Predicting passsenger traffic using Prophet
Now that we are well versed with nuts and bolts of this amazing tool. Lets dive into a real dataset to see its potential. Here I have used Prophet in python for one of the practice problems available on datahack platform at this link.
The dataset is a univariate time series that contains hourly passenger traffic for a new public transport service. We are trying to forecast the traffic for next 7 months given historical traffic data of last 25 months. Basic EDA for this can be accessed from this course.
Python Code:
# Importing datasets
import pandas as pd
import numpy as np
#from fbprophet import Prophet
import matplotlib.pyplot as plt
import seaborn as sns
# Read train and test
train = pd.read_csv('Train_SU63ISt.csv')
train['Datetime'] = pd.to_datetime(train.Datetime,format='%d-%m-%Y %H:%M')
train['hour'] = train.Datetime.dt.hour
sns.lineplot(data = train, x = 'Datetime', y = 'Count')
plt.show()
We see that this time series has a lot of noise. We could re-sample it day wise and sum to get a new series with reduced and noise and thereby easier to model.
# Calculate average hourly fraction
hourly_frac = train.groupby(['hour']).mean()/np.sum(train.groupby(['hour']).mean())
hourly_frac.drop(['ID'], axis = 1, inplace = True)
hourly_frac.columns = ['fraction']
# convert to time series from dataframe
train.index = train.Datetime
train.drop(['ID','hour','Datetime'], axis = 1, inplace = True)
daily_train = train.resample('D').sum()
Prophet requires the variable names in the time series to be:
So, the next step is to convert the dataframe according to the above specifications
daily_train['ds'] = daily_train.index
daily_train['y'] = daily_train.Count
daily_train.drop(['Count'],axis = 1, inplace = True)
Fitting the prophet model:
m = Prophet(yearly_seasonality = True, seasonality_prior_scale=0.1)
m.fit(daily_train)
future = m.make_future_dataframe(periods=213)
forecast = m.predict(future)
We can look at the various components using the following command:
m.plot_components(forecast)
Using the mean hourly fraction for each hour from 0 to 23, we could then convert the daily forecasts into hourly forecasts make submission. This is how our forecasts over the daily data looks like.
# Extract hour, day, month and year from both dataframes to merge
for df in [test, forecast]:
df['hour'] = df.Datetime.dt.hour
df['day'] = df.Datetime.dt.day
df['month'] = df.Datetime.dt.month
df['year'] = df.Datetime.dt.year
# Merge forecasts with given IDs
test = pd.merge(test,forecast, on=['day','month','year'], how='left')
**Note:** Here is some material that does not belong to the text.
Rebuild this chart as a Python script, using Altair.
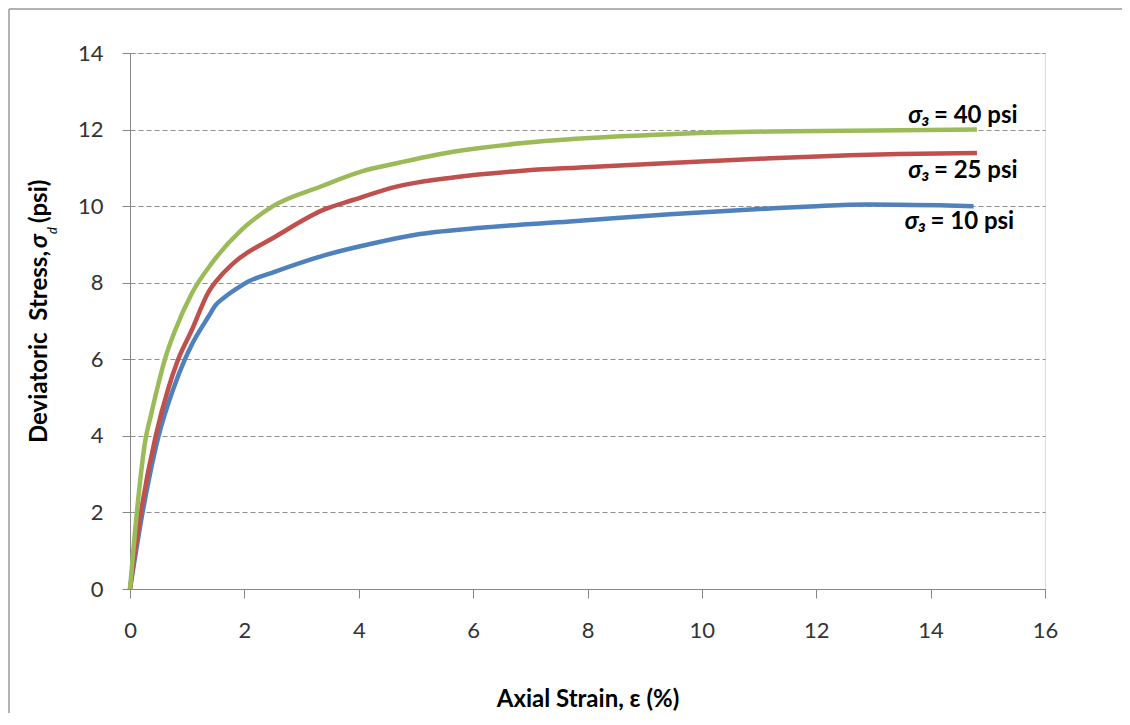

cols = ['ID','hour','yhat']
test_new = test[cols]
# Merging hourly average fraction to the test data
test_new = pd.merge(test_new, hourly_frac, left_on = ['hour'], right_index=True, how = 'left')
# Convert daily aggregate to hourly traffic
test_new['Count'] = test_new['yhat'] * test_new['fraction']
test_new.drop(['yhat','fraction','hour'],axis = 1, inplace = True)
test_new.to_csv('prophet_sub.csv',index = False)
This gets a score of 206 on the public leaderboard and does produce a stable model. Readers can go ahead and tweak the hyperparameters (fourier order for seasonality/changeover) to get a better score. Reader could also try and use a different technique to convert the daily predictions to hourly data for submission and may get a better score.
Implementation in R for the same problem statement is given below.
library(prophet)
library(data.table)
library(dplyr)
library(ggplot2)
# read data
train = fread("Train_SU63ISt.csv")
test = fread("Test_0qrQsBZ.csv")
# Extract date from the Datetime variable
train$Date = as.POSIXct(strptime(train$Datetime, "%d-%m-%Y"))
test$Date = as.POSIXct(strptime(test$Datetime, "%d-%m-%Y"))
# Convert 'Datetime' variable from character to date-time format
train$Datetime = as.POSIXct(strptime(train$Datetime, "%d-%m-%Y %H:%M"))
test$Datetime = as.POSIXct(strptime(test$Datetime, "%d-%m-%Y %H:%M"))
# Aggregate train data day-wise
aggr_train = train[,list(Count = sum(Count)), by = Date]
# Visualize the data
ggplot(aggr_train) + geom_line(aes(Date, Count))
# Change column names
names(aggr_train) = c("ds", "y")
# Model building
m = prophet(aggr_train)
future = make_future_dataframe(m, periods = 213)
forecast = predict(m, future)
# Visualize forecast
plot(m, forecast)
# proportion of mean hourly 'Count' based on train data
mean_hourly_count = train %>%
group_by(hour = hour(train$Datetime)) %>%
summarise(mean_count = mean(Count))
s = sum(mean_hourly_count$mean_count)
mean_hourly_count$count_proportion = mean_hourly_count$mean_count/s
# variable to store hourly Count
test_count = NULL
for(i in 763:nrow(forecast)){
test_count = append(test_count, mean_hourly_count$count_proportion * forecast$yhat[i])
}
test$Count = test_count
Prophet certainly is a good choice for producing quick accurate forecasts. It has intuitive parameters that can be tweaked by someone who has good domain knowledge but lacks technical skills in forecasting models. Readers can also try and fit Prophet directly over the hourly data and discuss in the comments if they are able to get a better result.
Great article, Ankit! Learned a lot about a different approach to doing time series.
Where is 'Train_SU63ISt.csv file.
You can download this dataset from this practice problem page: https://datahack.analyticsvidhya.com/contest/practice-problem-time-series-2/
Great job Ankit ! However I think something is missing. By example, there's no feature named "hour" or "fraction" or "D" in train dataset in python code, I mean. Thank you
Hi Gianni, Thanks for notifying me about the error. It turns out a code snippet was missing in the article. I have made the necessary updates and these should reflect in the article soon.'fraction' is contained inside the dataframe hourly_frac which is then multiplied with daily forecasts to reproduce hourly forecasts. 'D' is not a feature, its an attribute we are providing to resample function in Pandas library.